Peener, like Traquan, was a bachelor. Peener lived with Phili, Traquan usually ate his meals with Melva and slept in her home when fortune frowned on his romantic efforts. Phili, however, had tyrannized Peener into a low fat diet, daily exercise, and golf and tennis in season. Although Phili said she hoped Peener would find a proper wife, she vigorously discouraged Peener’s now infrequent and always frustrated social life. For his fortieth birthday, Phili had indulged Peener’s vanity with a face lift, capped teeth, and toupee. The cosmetic surgery and capped incisors had juvenated Peener’s middle aged countenance to such a degree that he now sported a perpetually startled look. Of course, everyone in town knew Peener’s brunette hair was a rug and totally unlike his remaining natural fringe of gray fuzz. George Shevalier, the foreman of Traquan’s jury, remarked during their deliberations that, since his makeover, Peener looked like a just goosed beaver. This was the consensus around Antonia. It gave folks something to talk about at the Busy Bee Café.

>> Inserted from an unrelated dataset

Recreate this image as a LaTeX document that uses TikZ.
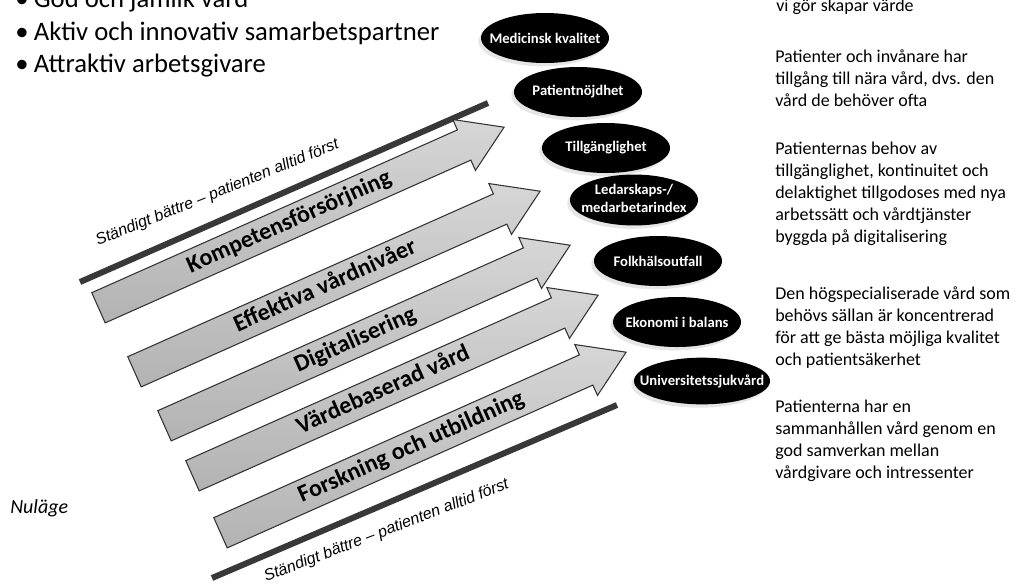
\documentclass[tikz,border=0pt]{standalone}
\usepackage{fontspec}
\setmainfont{Carlito}
\newfontfamily\mottofont{Liberation Sans}
\usetikzlibrary{shapes.arrows,shapes.geometric,shadows}

\begin{document}
\begin{tikzpicture}[x=0.75pt, y=-0.75pt,
    style={inner sep=0pt},
    pil/.style={single arrow, anchor=tail, rotate=24, draw=black!80, line width=0.8pt,
      top color=gray!32, bottom color=gray!60, minimum height=333pt,
      single arrow head extend=8.5pt, single arrow tip angle=65,
      inner xsep=2pt, inner ysep=3.5pt, text height=13pt, text depth=4pt,
      font=\fontsize{18}{20}\selectfont\bfseries},
    oval/.style={ellipse, fill=black, text=white, minimum width=96pt, minimum height=37.5pt,
      font=\fontsize{11}{13.5}\selectfont\bfseries,
      drop shadow={shadow xshift=-2pt, shadow yshift=-2.5pt, opacity=0.2}},
    bar/.style={draw=black!78, line width=4.5pt},
    motto/.style={anchor=base, font=\mottofont\itshape\fontsize{12}{14}\selectfont},
    punkt/.style={anchor=base west, font=\fontsize{20}{24}\selectfont},
    mal/.style={anchor=base west, align=left, font=\fontsize{13.5}{16.5}\selectfont}
]
\useasboundingbox (0,0) rectangle (1016,586);
\clip (0,0) rectangle (1016,586);

  % Goals, top left
  \node[punkt] (g1) at (15,7) {\textbullet\hspace{4pt}God och jämlik vård};
  \node[punkt] (g2) at (15,40) {\textbullet\hspace{4pt}Aktiv och innovativ samarbetspartner};
  \node[punkt] (g3) at (15,72) {\textbullet\hspace{4pt}Attraktiv arbetsgivare};
  \node[anchor=base west, font=\fontsize{15}{18}\selectfont\itshape] (nu) at (10,513) {Nuläge};

  % Bars with motto
  \coordinate (b1s) at (80,282);
  \coordinate (b1e) at (488,103);
  \coordinate (b2s) at (212,578);
  \coordinate (b2e) at (617,405);
  \draw[bar] (b1s) -- (b1e);
  \draw[bar] (b2s) -- (b2e);
  \node[motto, rotate=22] (m1) at (219,197) {Ständigt bättre – patienten alltid först};
  \node[motto, rotate=21] (m2) at (388,535) {Ständigt bättre – patienten alltid först};

  % Arrows
  \node[pil] (kf) at (98,308) {Kompetensförsörjning};
  \node[pil] (ev) at (134,372) {Effektiva vårdnivåer};
  \node[pil] (dg) at (164,426) {Digitalisering};
  \node[pil] (vv) at (192,476) {Värdebaserad vård};
  \node[pil] (fo) at (220,533) {Forskning och utbildning};

  % Measures
  \node[oval] (mk) at (545,38) {\makebox[0pt]{Medicinsk kvalitet}};
  \node[oval] (pn) at (578,92) {\makebox[0pt]{Patientnöjdhet}};
  \node[oval] (tg) at (606,148) {\makebox[0pt]{Tillgänglighet}};
  \node[oval] (li) at (634,200) {\makebox[0pt]{\begin{tabular}{@{}c@{}}Ledarskaps-/\\medarbetarindex\end{tabular}}};
  \node[oval] (fu) at (658,261) {\makebox[0pt]{Folkhälsoutfall}};
  \node[oval] (eb) at (677,322) {\makebox[0pt]{Ekonomi i balans}};
  \node[oval, minimum width=102pt, minimum height=35pt] (us) at (702,381) {\makebox[0pt]{Universitetssjukvård}};

  % Texts, right (anchored at the last line)
  \node[mal] (t0) at (776,11) {vi gör skapar värde};
  \node[mal] (t1) at (775,106) {Patienter och invånare har\\tillgång till nära vård, dvs. den\\vård de behöver ofta};
  \node[mal] (t2) at (775,242) {Patienternas behov av\\tillgänglighet, kontinuitet och\\delaktighet tillgodoses med nya\\arbetssätt och vårdtjänster\\byggda på digitalisering};
  \node[mal] (t3) at (775,365) {Den högspecialiserade vård som\\behövs sällan är koncentrerad\\för att ge bästa möjliga kvalitet\\och patientsäkerhet};
  \node[mal] (t4) at (775,478) {Patienterna har en\\sammanhållen vård genom en\\god samverkan mellan\\vårdgivare och intressenter};
\end{tikzpicture}
\end{document}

As Peener flailed into the second half hour of his summation for Traquan, his opponent, District Attorney Lew Palmer, pretended to doze, looking like a bull walrus on an ice floe. Lew wanted the jury to think he was so confident of his case and Peener’s argument so futile that he wasn’t listening to it. Unfortunately for Lew, he had in fact fallen asleep and was now snoring audibly. Peener, flustered, broke off his summation in mid-sentence, and, with his left hand momentarily frozen on his flies, flourished his right hand, and giving one last tug announced ‘And with that, ladies and gentlemen of the jury, I rest my case.’ Lew, dreaming of Mrs. Lew’s iron household discipline, honked and mumbled ‘But, honey…,’ as his chin disappeared in the ample wattle beneath it. Several jurors sniggered.
I brought my gavel down hard enough to wake Lew with a snort and adjourned the trial for a lunch, until 2:30 p.m. The jury was entitled to a decently unhurried lunch. We’d finish up by 3:30 or 4:00 in any case. They’d reach their verdict by 4:30, and all be home for supper. Traquan too.
Anabel bobbed her head, spread and folded her iridescent black wings, and cawed twice. She knew we’d have some time together after all. Lord, I love that bird!